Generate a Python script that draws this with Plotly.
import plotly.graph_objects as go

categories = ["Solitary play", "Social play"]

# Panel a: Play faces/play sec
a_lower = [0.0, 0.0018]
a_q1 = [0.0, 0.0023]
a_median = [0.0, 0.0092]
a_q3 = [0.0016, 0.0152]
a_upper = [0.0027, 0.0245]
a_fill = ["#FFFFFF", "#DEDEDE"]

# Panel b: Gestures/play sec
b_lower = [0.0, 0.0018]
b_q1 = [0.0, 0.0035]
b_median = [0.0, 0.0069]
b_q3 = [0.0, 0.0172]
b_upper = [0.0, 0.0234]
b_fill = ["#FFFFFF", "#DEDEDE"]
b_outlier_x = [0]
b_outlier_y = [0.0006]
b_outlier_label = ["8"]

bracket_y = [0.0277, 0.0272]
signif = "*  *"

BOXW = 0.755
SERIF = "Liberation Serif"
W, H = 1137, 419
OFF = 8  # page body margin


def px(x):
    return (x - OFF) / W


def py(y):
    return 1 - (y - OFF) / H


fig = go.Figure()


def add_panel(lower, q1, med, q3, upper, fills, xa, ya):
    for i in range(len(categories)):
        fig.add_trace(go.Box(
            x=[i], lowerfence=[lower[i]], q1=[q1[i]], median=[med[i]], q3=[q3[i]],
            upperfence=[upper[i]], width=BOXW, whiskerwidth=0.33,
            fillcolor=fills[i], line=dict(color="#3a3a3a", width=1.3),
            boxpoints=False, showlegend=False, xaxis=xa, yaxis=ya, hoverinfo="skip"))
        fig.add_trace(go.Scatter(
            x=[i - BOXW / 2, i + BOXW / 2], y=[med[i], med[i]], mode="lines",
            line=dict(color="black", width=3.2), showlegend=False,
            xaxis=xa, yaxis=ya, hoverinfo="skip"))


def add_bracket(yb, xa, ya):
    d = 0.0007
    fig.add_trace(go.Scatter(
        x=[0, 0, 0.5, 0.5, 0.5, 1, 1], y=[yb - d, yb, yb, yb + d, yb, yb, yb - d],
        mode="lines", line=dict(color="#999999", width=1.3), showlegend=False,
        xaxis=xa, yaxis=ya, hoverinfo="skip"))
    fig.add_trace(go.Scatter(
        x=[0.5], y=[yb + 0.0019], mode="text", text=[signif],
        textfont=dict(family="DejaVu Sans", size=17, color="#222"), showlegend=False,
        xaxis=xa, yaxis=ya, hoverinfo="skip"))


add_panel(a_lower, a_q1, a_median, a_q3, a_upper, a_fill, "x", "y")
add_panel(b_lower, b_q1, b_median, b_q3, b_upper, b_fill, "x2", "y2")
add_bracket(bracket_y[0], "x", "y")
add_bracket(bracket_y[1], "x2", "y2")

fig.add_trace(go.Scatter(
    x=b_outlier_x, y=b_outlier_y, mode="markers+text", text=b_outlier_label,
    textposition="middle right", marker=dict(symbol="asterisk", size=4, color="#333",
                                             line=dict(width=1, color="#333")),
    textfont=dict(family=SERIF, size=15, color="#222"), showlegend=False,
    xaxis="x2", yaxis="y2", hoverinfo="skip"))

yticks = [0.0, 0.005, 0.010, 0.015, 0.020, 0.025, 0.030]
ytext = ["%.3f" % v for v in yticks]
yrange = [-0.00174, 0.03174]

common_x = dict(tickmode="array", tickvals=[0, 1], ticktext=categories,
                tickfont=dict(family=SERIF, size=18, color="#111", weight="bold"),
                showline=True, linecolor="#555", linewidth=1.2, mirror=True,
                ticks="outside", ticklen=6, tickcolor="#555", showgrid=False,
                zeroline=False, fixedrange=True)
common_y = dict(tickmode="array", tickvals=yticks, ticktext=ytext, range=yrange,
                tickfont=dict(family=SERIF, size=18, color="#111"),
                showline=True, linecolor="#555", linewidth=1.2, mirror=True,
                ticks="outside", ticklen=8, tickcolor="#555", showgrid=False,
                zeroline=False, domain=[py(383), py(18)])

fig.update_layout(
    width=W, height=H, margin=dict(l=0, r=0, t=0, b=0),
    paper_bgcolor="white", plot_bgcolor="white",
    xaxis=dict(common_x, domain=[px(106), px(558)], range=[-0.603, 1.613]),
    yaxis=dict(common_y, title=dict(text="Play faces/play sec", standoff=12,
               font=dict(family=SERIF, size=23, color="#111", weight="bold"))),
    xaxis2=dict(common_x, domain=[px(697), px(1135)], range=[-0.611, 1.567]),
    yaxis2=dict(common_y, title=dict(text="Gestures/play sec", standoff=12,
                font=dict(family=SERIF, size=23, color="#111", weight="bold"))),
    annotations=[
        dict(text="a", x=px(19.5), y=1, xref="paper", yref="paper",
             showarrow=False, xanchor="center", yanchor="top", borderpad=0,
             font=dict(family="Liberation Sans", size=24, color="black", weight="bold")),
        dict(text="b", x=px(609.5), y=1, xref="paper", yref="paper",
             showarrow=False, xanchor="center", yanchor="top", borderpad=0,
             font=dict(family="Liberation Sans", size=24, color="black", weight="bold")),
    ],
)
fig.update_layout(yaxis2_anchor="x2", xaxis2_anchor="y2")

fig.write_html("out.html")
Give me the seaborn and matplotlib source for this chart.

------------------------------------

■ **GIVEN PROBLEM**:
Repeat each of the entries above precisely as given.

■ **SOLUTION FOR THIS PROBLEM**:
Generate a Python script that draws this with Plotly.
import plotly.graph_objects as go

categories = ["Solitary play", "Social play"]

# Panel a: Play faces/play sec
a_lower = [0.0, 0.0018]
a_q1 = [0.0, 0.0023]
a_median = [0.0, 0.0092]
a_q3 = [0.0016, 0.0152]
a_upper = [0.0027, 0.0245]
a_fill = ["#FFFFFF", "#DEDEDE"]

# Panel b: Gestures/play sec
b_lower = [0.0, 0.0018]
b_q1 = [0.0, 0.0035]
b_median = [0.0, 0.0069]
b_q3 = [0.0, 0.0172]
b_upper = [0.0, 0.0234]
b_fill = ["#FFFFFF", "#DEDEDE"]
b_outlier_x = [0]
b_outlier_y = [0.0006]
b_outlier_label = ["8"]

bracket_y = [0.0277, 0.0272]
signif = "*  *"

BOXW = 0.755
SERIF = "Liberation Serif"
W, H = 1137, 419
OFF = 8  # page body margin


def px(x):
    return (x - OFF) / W


def py(y):
    return 1 - (y - OFF) / H


fig = go.Figure()


def add_panel(lower, q1, med, q3, upper, fills, xa, ya):
    for i in range(len(categories)):
        fig.add_trace(go.Box(
            x=[i], lowerfence=[lower[i]], q1=[q1[i]], median=[med[i]], q3=[q3[i]],
            upperfence=[upper[i]], width=BOXW, whiskerwidth=0.33,
            fillcolor=fills[i], line=dict(color="#3a3a3a", width=1.3),
            boxpoints=False, showlegend=False, xaxis=xa, yaxis=ya, hoverinfo="skip"))
        fig.add_trace(go.Scatter(
            x=[i - BOXW / 2, i + BOXW / 2], y=[med[i], med[i]], mode="lines",
            line=dict(color="black", width=3.2), showlegend=False,
            xaxis=xa, yaxis=ya, hoverinfo="skip"))


def add_bracket(yb, xa, ya):
    d = 0.0007
    fig.add_trace(go.Scatter(
        x=[0, 0, 0.5, 0.5, 0.5, 1, 1], y=[yb - d, yb, yb, yb + d, yb, yb, yb - d],
        mode="lines", line=dict(color="#999999", width=1.3), showlegend=False,
        xaxis=xa, yaxis=ya, hoverinfo="skip"))
    fig.add_trace(go.Scatter(
        x=[0.5], y=[yb + 0.0019], mode="text", text=[signif],
        textfont=dict(family="DejaVu Sans", size=17, color="#222"), showlegend=False,
        xaxis=xa, yaxis=ya, hoverinfo="skip"))


add_panel(a_lower, a_q1, a_median, a_q3, a_upper, a_fill, "x", "y")
add_panel(b_lower, b_q1, b_median, b_q3, b_upper, b_fill, "x2", "y2")
add_bracket(bracket_y[0], "x", "y")
add_bracket(bracket_y[1], "x2", "y2")

fig.add_trace(go.Scatter(
    x=b_outlier_x, y=b_outlier_y, mode="markers+text", text=b_outlier_label,
    textposition="middle right", marker=dict(symbol="asterisk", size=4, color="#333",
                                             line=dict(width=1, color="#333")),
    textfont=dict(family=SERIF, size=15, color="#222"), showlegend=False,
    xaxis="x2", yaxis="y2", hoverinfo="skip"))

yticks = [0.0, 0.005, 0.010, 0.015, 0.020, 0.025, 0.030]
ytext = ["%.3f" % v for v in yticks]
yrange = [-0.00174, 0.03174]

common_x = dict(tickmode="array", tickvals=[0, 1], ticktext=categories,
                tickfont=dict(family=SERIF, size=18, color="#111", weight="bold"),
                showline=True, linecolor="#555", linewidth=1.2, mirror=True,
                ticks="outside", ticklen=6, tickcolor="#555", showgrid=False,
                zeroline=False, fixedrange=True)
common_y = dict(tickmode="array", tickvals=yticks, ticktext=ytext, range=yrange,
                tickfont=dict(family=SERIF, size=18, color="#111"),
                showline=True, linecolor="#555", linewidth=1.2, mirror=True,
                ticks="outside", ticklen=8, tickcolor="#555", showgrid=False,
                zeroline=False, domain=[py(383), py(18)])

fig.update_layout(
    width=W, height=H, margin=dict(l=0, r=0, t=0, b=0),
    paper_bgcolor="white", plot_bgcolor="white",
    xaxis=dict(common_x, domain=[px(106), px(558)], range=[-0.603, 1.613]),
    yaxis=dict(common_y, title=dict(text="Play faces/play sec", standoff=12,
               font=dict(family=SERIF, size=23, color="#111", weight="bold"))),
    xaxis2=dict(common_x, domain=[px(697), px(1135)], range=[-0.611, 1.567]),
    yaxis2=dict(common_y, title=dict(text="Gestures/play sec", standoff=12,
                font=dict(family=SERIF, size=23, color="#111", weight="bold"))),
    annotations=[
        dict(text="a", x=px(19.5), y=1, xref="paper", yref="paper",
             showarrow=False, xanchor="center", yanchor="top", borderpad=0,
             font=dict(family="Liberation Sans", size=24, color="black", weight="bold")),
        dict(text="b", x=px(609.5), y=1, xref="paper", yref="paper",
             showarrow=False, xanchor="center", yanchor="top", borderpad=0,
             font=dict(family="Liberation Sans", size=24, color="black", weight="bold")),
    ],
)
fig.update_layout(yaxis2_anchor="x2", xaxis2_anchor="y2")

fig.write_html("out.html")
Give me the seaborn and matplotlib source for this chart.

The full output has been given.